The task =>
The lines to extract run from the first line of the material below to the line containing "import seaborn as sns", both included; leave the pictures behind.

-- -- --

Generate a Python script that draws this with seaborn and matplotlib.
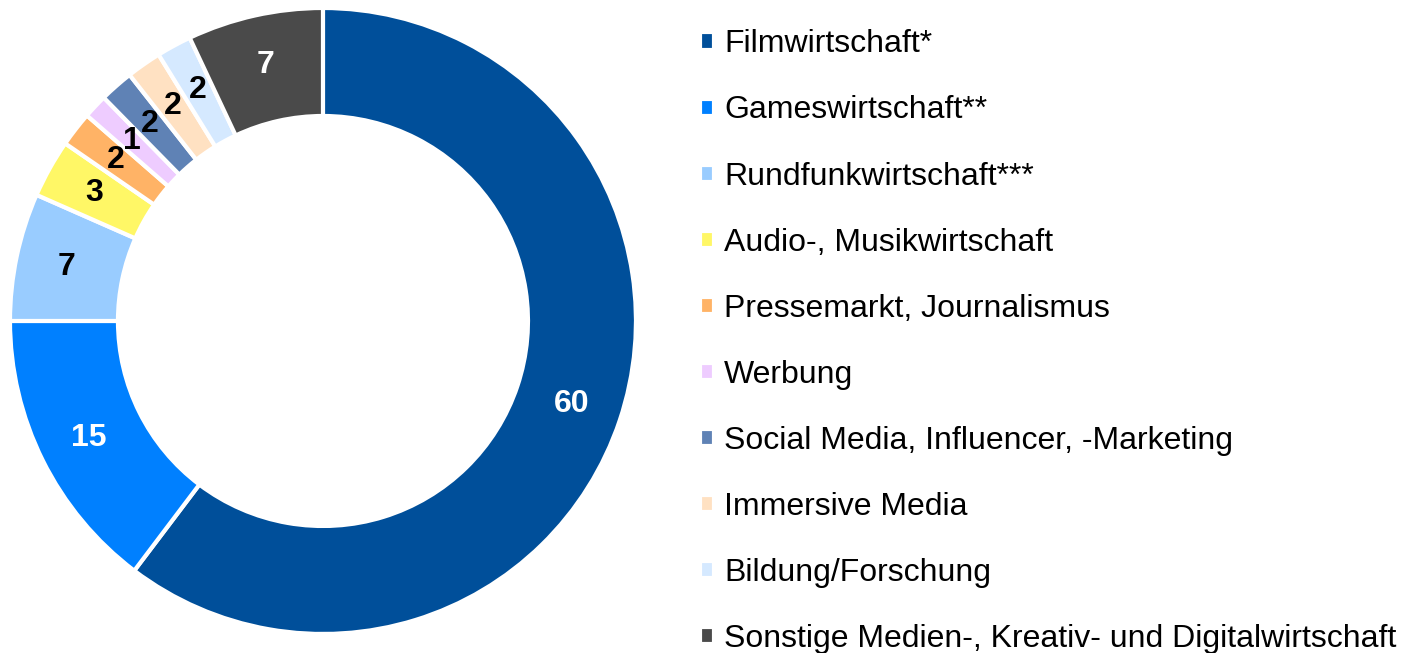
import numpy as np
import matplotlib.pyplot as plt
import seaborn as sns

categories = [
    "Filmwirtschaft*",
    "Gameswirtschaft**",
    "Rundfunkwirtschaft***",
    "Audio-, Musikwirtschaft",
    "Pressemarkt, Journalismus",
    "Werbung",
    "Social Media, Influencer, -Marketing",
    "Immersive Media",
    "Bildung/Forschung",
    "Sonstige Medien-, Kreativ- und Digitalwirtschaft",
]
# shares in percent and the rounded labels shown
shares = [60.3, 14.7, 6.6, 3.0, 1.8, 1.25, 1.75, 1.8, 1.8, 7.0]
shown = [60, 15, 7, 3, 2, 1, 2, 2, 2, 7]
colors = ["#004f9a", "#0080ff", "#99ccff", "#fff766", "#ffb366",
          "#eeccff", "#5f82b5", "#ffe1c2", "#d5e9ff", "#4a4a4a"]
label_colors = ["white", "white", "black", "black", "black",
                "black", "black", "black", "black", "white"]

sns.set_style("white")
plt.rcParams["font.family"] = ["Liberation Sans", "DejaVu Sans"]

fig = plt.figure(figsize=(14.07, 6.53), dpi=100)
ax = fig.add_axes([0.0071, 0.0291, 0.4449, 0.9587])

inner = 0.655
wedges, _ = ax.pie(shares, colors=colors, startangle=90, counterclock=False,
                   radius=1.0,
                   wedgeprops=dict(width=1 - inner, edgecolor="white", linewidth=3))
ax.set_xlim(-1, 1)
ax.set_ylim(-1, 1)
ax.set_aspect("equal")
ax.axis("off")

# value labels in the middle of the ring
r_mid = (1 + inner) / 2 + 0.01
for w, v, c in zip(wedges, shown, label_colors):
    ang = np.deg2rad((w.theta1 + w.theta2) / 2)
    ax.text(r_mid * np.cos(ang), r_mid * np.sin(ang), str(v),
            ha="center", va="center", fontsize=23, fontweight="bold", color=c)

fig.legend(wedges, categories, loc="upper left", bbox_to_anchor=(0.4975, 0.955),
           frameon=False, fontsize=23, handlelength=0.45, handleheight=0.45,
           handletextpad=0.31, labelspacing=1.13, borderaxespad=0.0, borderpad=0.0,
           labelcolor="black")

fig.savefig("out.png", dpi=100)
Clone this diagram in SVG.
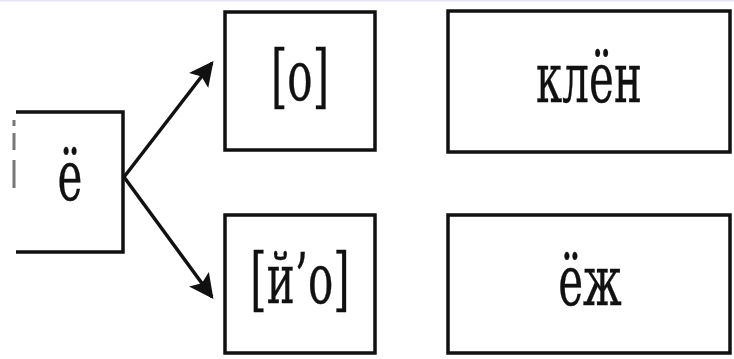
<svg xmlns="http://www.w3.org/2000/svg" width="734" height="359" viewBox="0 0 734 359">
<defs>
<style>
.box{fill:#fff;stroke:#111;stroke-width:3.5}
.ln{fill:none;stroke:#111;stroke-width:3.5}
.lbl{font-family:'DejaVu Serif',serif;font-size:70px;fill:#111;stroke:#111;stroke-width:0.4;text-anchor:middle}
.edge{fill:none;stroke:#111;stroke-width:3.5}
</style>
<marker id="ah" viewBox="0 0 10 10" refX="9" refY="5" markerWidth="7" markerHeight="7" markerUnits="strokeWidth" orient="auto">
<path d="M0,0 L10,5 L0,10 L2,5 Z" fill="#111"/>
</marker>
</defs>
<rect width="734" height="359" fill="#fff"/>
<line x1="0" y1="0.5" x2="734" y2="0.5" stroke="#e4e4f2" stroke-width="2"/>
<g id="node-e">
<path class="ln" d="M16,112 H123 V252 H16"/>
<path d="M14,120 V126 M14,133 V150 M14,160 V188" stroke="#777" stroke-width="3" fill="none"/>
<text class="lbl" transform="translate(70,200) scale(0.6,1)">ё</text>
</g>
<g id="node-o">
<rect class="box" x="225" y="12" width="150" height="138"/>
<text class="lbl" transform="translate(300,100) scale(0.6,1)">[о]</text>
</g>
<g id="node-jo">
<rect class="box" x="225" y="215" width="150" height="138"/>
<text class="lbl" transform="translate(300,303) scale(0.6,1)">[й’о]</text>
</g>
<g id="node-klen">
<rect class="box" x="448" y="11" width="282" height="141"/>
<text class="lbl" transform="translate(589,102) scale(0.6,1)">клён</text>
</g>
<g id="node-ezh">
<rect class="box" x="448" y="215" width="282" height="138"/>
<text class="lbl" transform="translate(590,305) scale(0.6,1)">ёж</text>
</g>
<g id="connectors">
<line class="edge" x1="124" y1="177" x2="212" y2="63" marker-end="url(#ah)"/>
<line class="edge" x1="124" y1="177" x2="212" y2="297" marker-end="url(#ah)"/>
</g>
</svg>
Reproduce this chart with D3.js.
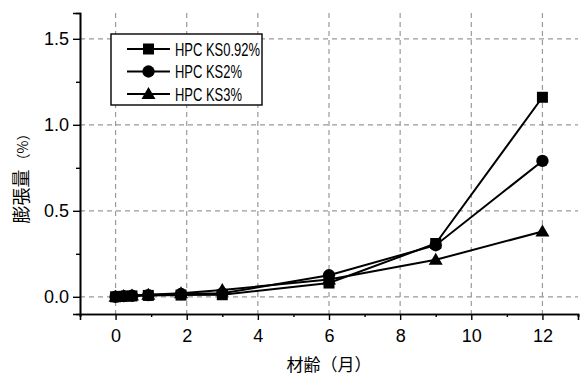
<!DOCTYPE html>
<html>
<head>
<meta charset="utf-8">
<script src="https://cdn.jsdelivr.net/npm/d3@7"></script>
<style>
  body { margin: 0; background: #fff; }
  svg text { font-family: "Liberation Sans", Arial, sans-serif; fill: #000; }
</style>
</head>
<body>
<div id="chart"></div>
<script>
// data
var ages = [0, 0.23, 0.46, 0.92, 1.84, 3, 6, 9, 12];
var ks092 = [0, 0.003, 0.005, 0.008, 0.01, 0.012, 0.08, 0.31, 1.16];
var ks2 = [0, 0.004, 0.006, 0.01, 0.016, 0.02, 0.125, 0.30, 0.79];
var ks3 = [0, 0.005, 0.008, 0.012, 0.02, 0.04, 0.10, 0.215, 0.38];
var seriesNames = ["HPC KS0.92%", "HPC KS2%", "HPC KS3%"];
var markers = ["square", "circle", "triangle"];
var xTicks = [0, 2, 4, 6, 8, 10, 12];
var yTicks = [0, 0.5, 1.0, 1.5];

var svgWidth = 585;
var svgHeight = 376;
var margin = { top: 13, right: 7, bottom: 62, left: 80 };
var width = svgWidth - margin.left - margin.right;
var height = svgHeight - margin.top - margin.bottom;

var svg = d3.select("#chart")
    .append("svg")
    .attr("width", svgWidth)
    .attr("height", svgHeight);

var chartGroup = svg.append("g")
    .attr("transform", `translate(${margin.left}, ${margin.top})`);

var xScale = d3.scaleLinear().domain([-1, 13]).range([0, width]);
var yScale = d3.scaleLinear().domain([-0.1, 1.65]).range([height, 0]);

// grid
chartGroup.append("g").selectAll("line")
    .data(xTicks)
    .enter()
    .append("line")
    .attr("x1", d => xScale(d)).attr("x2", d => xScale(d))
    .attr("y1", 0).attr("y2", height)
    .attr("stroke", "#999").attr("stroke-width", 1.2)
    .attr("stroke-dasharray", "5,4");

chartGroup.append("g").selectAll("line")
    .data(yTicks)
    .enter()
    .append("line")
    .attr("x1", 0).attr("x2", width)
    .attr("y1", d => yScale(d)).attr("y2", d => yScale(d))
    .attr("stroke", "#999").attr("stroke-width", 1.2)
    .attr("stroke-dasharray", "5,4");

// axes
var bottomAxis = d3.axisBottom(xScale).tickValues(xTicks).tickSize(6).tickPadding(9).tickFormat(d3.format("d"));
var bottomMinor = d3.axisBottom(xScale).tickValues([-1, 1, 3, 5, 7, 9, 11, 13]).tickSize(3).tickFormat("");
var leftAxis = d3.axisLeft(yScale).tickValues(yTicks).tickSize(7).tickPadding(4).tickFormat(d3.format(".1f"));
var leftMinor = d3.axisLeft(yScale).tickValues([0.25, 0.75, 1.25]).tickSize(4).tickFormat("");

function styleAxis(g) {
    g.select(".domain").attr("stroke", "#000").attr("stroke-width", 1.6);
    g.selectAll(".tick line").attr("stroke", "#000").attr("stroke-width", 1.4);
    g.selectAll(".tick text")
        .attr("fill", "#000")
        .attr("font-size", "18px")
        .attr("font-family", "Liberation Sans, Arial, sans-serif");
}

chartGroup.append("g").attr("transform", `translate(0, ${height})`).call(bottomMinor).call(styleAxis);
chartGroup.append("g").attr("transform", `translate(0, ${height})`).call(bottomAxis).call(styleAxis);
chartGroup.append("g").call(leftMinor).call(styleAxis);
chartGroup.append("g").call(leftAxis).call(styleAxis);

// series
var allSeries = [ks092, ks2, ks3];

function markerPath(kind) {
    if (kind === "square") return "M-5.5,-5.5H5.5V5.5H-5.5Z";
    if (kind === "circle") return d3.symbol(d3.symbolCircle, 120)();
    return "M0,-7L7,5L-7,5Z";
}

var line = d3.line()
    .x((d, i) => xScale(ages[i]))
    .y(d => yScale(d));

allSeries.forEach(function (vals, k) {
    chartGroup.append("path")
        .datum(vals)
        .attr("d", line)
        .attr("fill", "none")
        .attr("stroke", "#000")
        .attr("stroke-width", 2);
});

allSeries.forEach(function (vals, k) {
    chartGroup.append("g").selectAll("path")
        .data(vals)
        .enter()
        .append("path")
        .attr("transform", (d, i) => `translate(${xScale(ages[i])}, ${yScale(d)})`)
        .attr("d", markerPath(markers[k]))
        .attr("fill", "#000");
});

// legend
var legend = svg.append("g").attr("transform", "translate(111, 34)");
legend.append("rect")
    .attr("x", 0).attr("y", 0)
    .attr("width", 151).attr("height", 71)
    .attr("fill", "#fff").attr("stroke", "#000").attr("stroke-width", 1.4);

var legendRows = legend.selectAll(".row")
    .data(seriesNames)
    .enter()
    .append("g")
    .attr("class", "row")
    .attr("transform", (d, i) => `translate(0, ${15 + i * 22.5})`);

legendRows.append("line")
    .attr("x1", 16).attr("x2", 59)
    .attr("y1", 0).attr("y2", 0)
    .attr("stroke", "#000").attr("stroke-width", 2);

legendRows.append("path")
    .attr("transform", "translate(37.5, 0)")
    .attr("d", (d, i) => markerPath(markers[i]))
    .attr("fill", "#000");

// narrow the legend labels like the original's condensed face
legendRows.append("text")
    .attr("x", 64)
    .attr("y", 6.5)
    .attr("font-size", "18px")
    .text(d => d)
    .each(function () {
        var w = this.getComputedTextLength();
        d3.select(this)
            .attr("textLength", w * 0.72)
            .attr("lengthAdjust", "spacingAndGlyphs");
    });

// axis titles
svg.append("text")
    .attr("x", margin.left + xScale(6))
    .attr("y", 371)
    .attr("text-anchor", "middle")
    .attr("font-size", "17px")
    .style("font-family", "'Noto Sans CJK JP', sans-serif")
    .text("材齢（月）");

var yTitle = svg.append("text")
    .attr("transform", "translate(28, 175) rotate(-90)")
    .attr("text-anchor", "middle")
    .style("font-family", "'Noto Sans CJK JP', sans-serif");
yTitle.append("tspan").attr("font-size", "18px").text("膨張量");
yTitle.append("tspan").attr("font-size", "14px").attr("dx", 2).text("（%）");
</script>
</body>
</html>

-- -- --

Task result =>
Generate a Python script that draws this with seaborn and matplotlib.
import numpy as np
import matplotlib.pyplot as plt
import seaborn as sns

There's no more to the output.